Le Collectif constitué des Adolescents contre le sida (Sid’ado), l’Association pour la défense des homosexuel-le-s (Adefho) et des familles d’enfants homosexuels (Cofenho) va plus loin, et considère illégal le fameux article 347 bis du code pénal qui punit l’homosexualité. Maître Alice Nkom, par ailleurs fondatrice de l’Adhefo souligne les contradictions du système camerounais:
«Lorsque le Cameroun a signé un traité, une convention qui dit “zéro discrimination” on ne doit pas pouvoir trouver une loi interne qui établit une discrimination dans son libellé. Cet article lui-même est irrégulier et il viole des dispositions qui lui sont supérieures.»
Des lendemains sombres
Les militants de la cause homosexuelle tirent par ailleurs la sonnette d’alarme à propos du code pénal camerounais en préparation. Stéphane Koche est le vice-président de l’Adhefo:
«Dans l’alinéa 2 (l’alinéa 1 reprend le texte actuel, ndlr) l’homosexualité est punie d’une peine de prison allant jusqu’à 10 ans, si l’acte est commis sur un mineur dont l’âge est compris entre 16 et 21 ans. L’alinéa 3 prévoit jusqu’à 15 ans de prison et une amende de 2 millions de francs CFA (3000 euros) si l’infraction est commise sur un mineur de moins de 16 ans. L’article qui suit immédiatement (347.2) intitulé pédophilie reprend in extenso l’alinea 3 de l’article 347.1. Il y a un amalgame entretenu, volontaire, des autorités en charge de cette réforme entre la pédophilie et l’homosexualité.»

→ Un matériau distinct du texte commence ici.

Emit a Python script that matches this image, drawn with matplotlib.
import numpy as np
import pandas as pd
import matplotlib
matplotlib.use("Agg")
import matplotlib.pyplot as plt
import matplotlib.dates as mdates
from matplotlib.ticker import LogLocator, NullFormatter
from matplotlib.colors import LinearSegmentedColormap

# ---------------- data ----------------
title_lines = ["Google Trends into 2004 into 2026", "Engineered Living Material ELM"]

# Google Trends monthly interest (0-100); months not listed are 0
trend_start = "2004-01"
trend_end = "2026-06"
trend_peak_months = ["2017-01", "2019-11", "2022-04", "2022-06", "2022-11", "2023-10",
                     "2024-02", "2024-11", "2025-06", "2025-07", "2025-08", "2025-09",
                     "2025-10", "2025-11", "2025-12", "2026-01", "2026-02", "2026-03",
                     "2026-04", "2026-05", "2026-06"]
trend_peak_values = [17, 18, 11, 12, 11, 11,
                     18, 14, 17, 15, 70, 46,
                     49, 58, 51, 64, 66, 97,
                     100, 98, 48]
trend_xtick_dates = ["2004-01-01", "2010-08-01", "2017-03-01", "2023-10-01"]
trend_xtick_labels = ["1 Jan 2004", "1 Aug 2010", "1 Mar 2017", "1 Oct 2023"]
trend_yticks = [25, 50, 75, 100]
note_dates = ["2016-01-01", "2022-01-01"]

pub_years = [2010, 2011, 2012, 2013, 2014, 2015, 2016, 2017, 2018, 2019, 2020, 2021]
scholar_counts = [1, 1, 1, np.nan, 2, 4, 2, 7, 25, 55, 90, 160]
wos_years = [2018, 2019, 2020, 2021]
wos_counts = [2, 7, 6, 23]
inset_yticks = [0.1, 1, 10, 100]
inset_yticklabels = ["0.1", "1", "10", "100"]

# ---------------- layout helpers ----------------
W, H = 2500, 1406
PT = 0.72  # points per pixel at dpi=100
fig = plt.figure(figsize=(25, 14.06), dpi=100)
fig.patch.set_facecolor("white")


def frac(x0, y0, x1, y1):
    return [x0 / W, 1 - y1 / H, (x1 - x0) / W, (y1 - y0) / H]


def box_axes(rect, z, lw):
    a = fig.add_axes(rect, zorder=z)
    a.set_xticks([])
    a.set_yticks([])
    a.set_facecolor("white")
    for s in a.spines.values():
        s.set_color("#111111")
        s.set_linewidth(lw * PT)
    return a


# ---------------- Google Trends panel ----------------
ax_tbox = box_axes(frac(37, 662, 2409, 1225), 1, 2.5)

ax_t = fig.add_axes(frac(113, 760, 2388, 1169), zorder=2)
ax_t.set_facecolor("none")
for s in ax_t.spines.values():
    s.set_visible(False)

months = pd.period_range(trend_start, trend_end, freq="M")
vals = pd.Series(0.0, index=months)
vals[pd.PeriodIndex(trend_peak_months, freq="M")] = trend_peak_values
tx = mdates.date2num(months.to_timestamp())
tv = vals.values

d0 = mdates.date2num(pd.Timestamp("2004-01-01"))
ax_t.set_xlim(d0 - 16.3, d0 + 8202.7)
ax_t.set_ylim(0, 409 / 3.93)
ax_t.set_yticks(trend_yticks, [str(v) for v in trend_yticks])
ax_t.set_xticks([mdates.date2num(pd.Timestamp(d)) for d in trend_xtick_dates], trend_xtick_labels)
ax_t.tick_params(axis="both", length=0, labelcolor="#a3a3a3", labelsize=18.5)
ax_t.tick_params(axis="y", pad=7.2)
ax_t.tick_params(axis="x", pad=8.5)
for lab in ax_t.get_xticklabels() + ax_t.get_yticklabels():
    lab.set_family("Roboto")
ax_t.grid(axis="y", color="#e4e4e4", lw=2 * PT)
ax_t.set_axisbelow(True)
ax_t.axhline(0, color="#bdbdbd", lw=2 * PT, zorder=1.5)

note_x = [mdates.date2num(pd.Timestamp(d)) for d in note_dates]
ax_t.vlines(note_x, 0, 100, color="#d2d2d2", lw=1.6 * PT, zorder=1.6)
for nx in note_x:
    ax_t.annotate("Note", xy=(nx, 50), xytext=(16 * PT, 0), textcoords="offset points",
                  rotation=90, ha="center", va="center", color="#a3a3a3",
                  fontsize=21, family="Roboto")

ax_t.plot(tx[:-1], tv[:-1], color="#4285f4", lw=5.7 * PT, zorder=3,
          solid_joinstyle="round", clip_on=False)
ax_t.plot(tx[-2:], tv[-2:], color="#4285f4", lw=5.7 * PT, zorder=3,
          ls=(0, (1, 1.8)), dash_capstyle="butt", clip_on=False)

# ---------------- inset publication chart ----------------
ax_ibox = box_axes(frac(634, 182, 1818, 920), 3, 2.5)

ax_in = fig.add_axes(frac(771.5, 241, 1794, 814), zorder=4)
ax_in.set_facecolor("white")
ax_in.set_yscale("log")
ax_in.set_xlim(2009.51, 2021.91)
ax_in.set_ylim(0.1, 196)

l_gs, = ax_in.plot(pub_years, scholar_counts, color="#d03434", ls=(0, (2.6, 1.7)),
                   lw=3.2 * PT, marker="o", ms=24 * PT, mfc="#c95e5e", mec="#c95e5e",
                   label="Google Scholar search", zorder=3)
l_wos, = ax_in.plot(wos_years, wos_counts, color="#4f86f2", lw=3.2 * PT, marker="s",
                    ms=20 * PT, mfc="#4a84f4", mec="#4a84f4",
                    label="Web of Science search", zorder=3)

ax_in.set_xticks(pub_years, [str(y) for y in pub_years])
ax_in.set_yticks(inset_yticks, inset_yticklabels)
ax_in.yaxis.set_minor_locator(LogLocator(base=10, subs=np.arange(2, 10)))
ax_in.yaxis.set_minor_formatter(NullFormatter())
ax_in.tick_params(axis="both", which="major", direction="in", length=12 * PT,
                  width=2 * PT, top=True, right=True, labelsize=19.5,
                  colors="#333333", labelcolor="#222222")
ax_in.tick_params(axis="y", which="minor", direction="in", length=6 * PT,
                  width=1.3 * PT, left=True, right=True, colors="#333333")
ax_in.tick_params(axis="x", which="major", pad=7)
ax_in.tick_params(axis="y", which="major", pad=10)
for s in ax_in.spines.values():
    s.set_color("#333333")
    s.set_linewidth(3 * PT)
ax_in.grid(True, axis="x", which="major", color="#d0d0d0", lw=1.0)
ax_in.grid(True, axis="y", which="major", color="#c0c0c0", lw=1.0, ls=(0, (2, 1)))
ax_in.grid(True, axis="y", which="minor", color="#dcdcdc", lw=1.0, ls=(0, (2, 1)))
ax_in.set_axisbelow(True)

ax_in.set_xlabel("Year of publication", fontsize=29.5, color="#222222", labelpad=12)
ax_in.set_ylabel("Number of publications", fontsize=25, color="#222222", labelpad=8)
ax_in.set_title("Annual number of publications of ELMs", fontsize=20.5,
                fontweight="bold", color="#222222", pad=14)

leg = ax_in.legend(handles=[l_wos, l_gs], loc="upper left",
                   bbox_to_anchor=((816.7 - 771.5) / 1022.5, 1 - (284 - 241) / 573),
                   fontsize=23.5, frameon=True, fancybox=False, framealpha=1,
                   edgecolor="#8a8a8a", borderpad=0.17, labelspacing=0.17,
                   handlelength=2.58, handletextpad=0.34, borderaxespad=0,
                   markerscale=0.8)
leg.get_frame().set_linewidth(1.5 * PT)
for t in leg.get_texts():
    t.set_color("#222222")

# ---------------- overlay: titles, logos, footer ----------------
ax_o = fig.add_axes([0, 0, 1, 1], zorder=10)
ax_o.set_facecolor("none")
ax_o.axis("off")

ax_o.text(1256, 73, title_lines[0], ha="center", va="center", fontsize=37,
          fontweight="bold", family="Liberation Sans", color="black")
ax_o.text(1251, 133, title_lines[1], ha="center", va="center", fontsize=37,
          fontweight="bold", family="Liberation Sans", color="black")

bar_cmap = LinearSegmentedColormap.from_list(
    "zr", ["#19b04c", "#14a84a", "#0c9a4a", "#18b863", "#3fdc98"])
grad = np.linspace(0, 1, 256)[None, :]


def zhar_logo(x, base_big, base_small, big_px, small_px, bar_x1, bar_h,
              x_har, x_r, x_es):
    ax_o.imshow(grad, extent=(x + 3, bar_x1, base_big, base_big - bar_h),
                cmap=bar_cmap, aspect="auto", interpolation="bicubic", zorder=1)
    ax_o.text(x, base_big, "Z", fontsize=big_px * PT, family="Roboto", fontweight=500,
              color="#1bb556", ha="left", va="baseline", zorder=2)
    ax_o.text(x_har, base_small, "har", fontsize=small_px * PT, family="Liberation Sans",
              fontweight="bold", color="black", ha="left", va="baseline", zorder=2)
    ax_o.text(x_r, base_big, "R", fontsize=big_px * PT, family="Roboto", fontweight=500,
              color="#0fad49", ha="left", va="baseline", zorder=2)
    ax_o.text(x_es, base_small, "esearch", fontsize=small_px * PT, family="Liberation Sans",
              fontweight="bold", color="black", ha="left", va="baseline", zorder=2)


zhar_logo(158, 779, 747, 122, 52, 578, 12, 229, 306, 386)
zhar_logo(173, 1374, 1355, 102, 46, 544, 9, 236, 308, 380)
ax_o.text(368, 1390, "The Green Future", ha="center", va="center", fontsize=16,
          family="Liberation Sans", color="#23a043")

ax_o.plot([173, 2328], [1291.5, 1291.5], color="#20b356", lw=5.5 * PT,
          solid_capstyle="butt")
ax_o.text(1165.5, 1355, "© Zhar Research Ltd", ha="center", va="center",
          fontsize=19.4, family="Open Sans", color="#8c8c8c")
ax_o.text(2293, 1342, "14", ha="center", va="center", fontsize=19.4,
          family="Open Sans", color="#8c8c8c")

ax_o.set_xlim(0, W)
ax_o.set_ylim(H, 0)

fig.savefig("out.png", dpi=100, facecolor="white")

Maître Alice Nkom a également fait part de ses craintes concernant une recrudescence des arrestations en cette période préélectorale propice à contenter la population, majoritairement homophobe.
De leurs côtés, les autorités continuent d’affirmer que le peuple n’est pas prêt à accepter ces pratiques. La Commission nationale des droits de l’homme et des libertés tient à peu de mots près, le même langage tout en assurant néanmoins s’assurer du respect des procédures.
Rappelons que selon la législation actuelle, les rapports sexuels entre personnes de même sexe sont punis de six mois à cinq ans d’emprisonnement et d’une amende de 20.000 à 200.000 francs CFA (entre 30 et 300 euros). Ce sont les peines encourues par les «présumés homosexuels» qui se présenteront le 27 septembre 2011 au tribunal. Ils ont plaidé non coupables.